I am trying to understand this:
Let $\mathscr{S}$ be a finite system of homogeneous linear equations with rational coefficients, i.e. $Ax = 0$ for some rational matrix $A$. If $\hat{x} \in \mathbb{R}^n$ is a real solution to $\mathscr{S}$, then there exist rational solutions $x' \in \mathbb{Q}^n$ arbitrarily close to $\hat{x}$. (This follows from the solution space having a basis of rational vectors.)
In other words, let $A$ be an $m \times n$ matrix with entries from $\mathbb{Q}$. If some $\hat{x} = (\hat{x}_1, \dots, \hat{x}_n) \in \mathbb{R}^n$ is in the "solution space" $\ker{A}$, then there is another vector $x' = (x'_1, \dots, x'_n) \in \mathbb{Q}^n$ that is as "close" as we want to $\hat{x}$.
How do we know that $\ker{A}$ will have a basis of rational vectors - couldn't we have $A \hat{x} = 0$ for $\hat{x} \in \mathbb{R}^n \setminus \mathbb{Q}^n$?

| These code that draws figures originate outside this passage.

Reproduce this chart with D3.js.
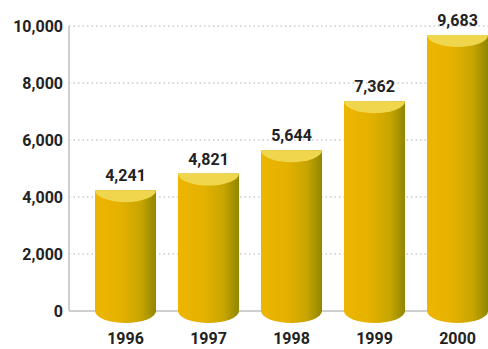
<!DOCTYPE html>
<html>
<head>
<meta charset="utf-8">
<script src="https://cdn.jsdelivr.net/npm/d3@7"></script>
<style>
  body { margin: 0; background: #fff; }
  text { font-family: Roboto, "Liberation Sans", sans-serif; font-weight: bold; fill: #222; }
</style>
</head>
<body>
<svg id="chart"></svg>
<script>
// Chart data
const years = ["1996", "1997", "1998", "1999", "2000"];
const values = [4241, 4821, 5644, 7362, 9683];
const yTicks = [0, 2000, 4000, 6000, 8000, 10000];

const W = 488, H = 349;
const axisX = 69, baseY = 311, topY = 26;

const svg = d3.select("#chart")
  .attr("width", W)
  .attr("height", H);

// Scales
const y = d3.scaleLinear()
  .domain([0, 10000])
  .range([baseY, topY]);

const x = d3.scaleBand()
  .domain(years)
  .range([84, 499])
  .paddingInner(0.265)
  .paddingOuter(0.1325);

const fmt = d3.format(",");

// Gradient for the cylinder body
const defs = svg.append("defs");
const grad = defs.append("linearGradient")
  .attr("id", "body")
  .attr("x1", "0%").attr("x2", "100%")
  .attr("y1", "0%").attr("y2", "0%");
grad.append("stop").attr("offset", "0%").attr("stop-color", "#ecb500");
grad.append("stop").attr("offset", "40%").attr("stop-color", "#e6b200");
grad.append("stop").attr("offset", "75%").attr("stop-color", "#c8a500");
grad.append("stop").attr("offset", "100%").attr("stop-color", "#8f8700");

// Dotted gridlines
svg.append("g")
  .selectAll("line")
  .data(yTicks.filter(d => d > 0))
  .enter()
  .append("line")
  .attr("x1", axisX)
  .attr("x2", W)
  .attr("y1", d => y(d))
  .attr("y2", d => y(d))
  .attr("stroke", "#b0b0b0")
  .attr("stroke-width", 1)
  .attr("stroke-dasharray", "1.5,3");

// Axis lines
svg.append("line")
  .attr("x1", axisX).attr("x2", axisX)
  .attr("y1", y(10000)).attr("y2", y(0))
  .attr("stroke", "#cfcfcf").attr("stroke-width", 2);
svg.append("line")
  .attr("x1", axisX).attr("x2", W)
  .attr("y1", y(0)).attr("y2", y(0))
  .attr("stroke", "#cfcfcf").attr("stroke-width", 2);

// Y tick labels
svg.append("g")
  .selectAll("text")
  .data(yTicks)
  .enter()
  .append("text")
  .attr("x", 63)
  .attr("y", d => y(d))
  .attr("dy", "0.36em")
  .attr("text-anchor", "end")
  .style("font-size", "16px")
  .text(d => fmt(d));

const ry = 12;
const data = years.map((yr, i) => ({ year: yr, value: values[i] }));

const bars = svg.append("g")
  .selectAll("g")
  .data(data)
  .enter()
  .append("g");

// Cylinder body with rounded bottom
bars.append("path")
  .attr("fill", "url(#body)")
  .attr("d", d => {
    const l = x(d.year), r = l + x.bandwidth(), hw = x.bandwidth() / 2;
    const t = y(d.value), b = y(0);
    return `M${l},${t} L${l},${b} A${hw},${ry} 0 0 0 ${r},${b} L${r},${t} Z`;
  });

// Top cap
bars.append("path")
  .attr("fill", "#efd64c")
  .attr("d", d => {
    const l = x(d.year), r = l + x.bandwidth(), hw = x.bandwidth() / 2;
    const t = y(d.value);
    return `M${l},${t} L${r},${t} A${hw},${ry} 0 0 1 ${l},${t} Z`;
  });

// Value labels
bars.append("text")
  .attr("x", d => x(d.year) + x.bandwidth() / 2)
  .attr("y", d => y(d.value) - 9)
  .attr("text-anchor", "middle")
  .style("font-size", "16px")
  .text(d => fmt(d.value));

// Year labels
svg.append("g")
  .selectAll("text")
  .data(years)
  .enter()
  .append("text")
  .attr("x", d => x(d) + x.bandwidth() / 2)
  .attr("y", 344)
  .attr("text-anchor", "middle")
  .style("font-size", "16px")
  .text(d => d);
</script>
</body>
</html>
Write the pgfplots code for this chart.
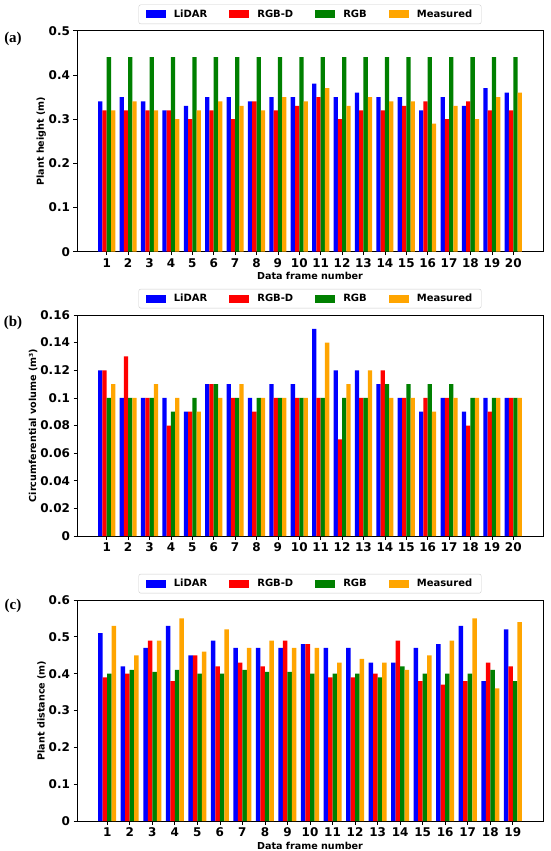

I'd assume the metric $d$ we use to measure closeness is $d(\hat{x}, x') = ||\hat{x} - x'||_1 = \sum_{i=1}^n |\hat{x}_i - x'_i|$, or perhaps $d(\hat{x}, x') = \sqrt{\sum_{i=1}^n (\hat{x} - x')^2}$ using the dot product on $\mathbb{R}^n$. Since we can get $d(\hat{x}, x') < \epsilon$ for any $\epsilon > 0$, I wonder if it makes a difference?
The italicized text is from: Archer, A. F. (2000). On the upper chromatic numbers of the reals. Discrete Mathematics, 214(1-3), 65-75
Related questions: System of linear equations having a real solution has also a rational solution., If Ax=v has a real solution then it must have a rational solution, When a system of rational linear equations have complex solutions does it have rational solutions?.
This fact is rather general from linear algebra. The general idea is that homogeneous linear systems are insensitive to scalar extensions – you can’t create a “really new” solution to them by extending the base field. There will be solutions in the extended field, sure, but they will be linear combinations of solutions from the smaller field.
Let $A$ be a $m \times n$ matrix with entries in a field $F$. You know from linear algebra that $\dim{\ker{A}}+\mathrm{rk}\,A=n$ (all of this over $F$).
We want to show that $\dim{\ker{A}}$ (which a priori would depend on $F$) does not change if we replace $F$ with a larger field $K$.
Because of the equation above, it is enough to do so for the rank of $A$. But the rank of $A$ is the unique integer $r$ such that $A=PDQ$ with $D$ having exactly $r$ nonzero entries, all equal to one, on its main diagonal, and $P \in GL_m(F),Q \in GL_n(F)$.
But then $P,Q,D$ are matrices with entries in $K$ with the same size as in $F$, and $P,Q$ are invertible in $F$ thus in $K$. So the rank of $A$ over $K$ is the same as the rank of $A$ over $F$.
So, let $x_1,\ldots,x_p$ a basis in $F^n$ of the kernel over $F$ of $A$.
Then $x_1,\ldots,x_p$ generate a subspace $V \subset K^n$ of the kernel of $A$. Now $V$ is the image in $K^n$ of the matrix $B$ (in $F$) with columns $x_1,\ldots,x_p$, so the dimension of $V$ is the rank of $B$ over $K$, thus the rank of $B$ over $F$, which is $p$, which is the dimension of the kernel of $A$ over $K$. So $V$ is the kernel of $A$ over $K$ and we are done.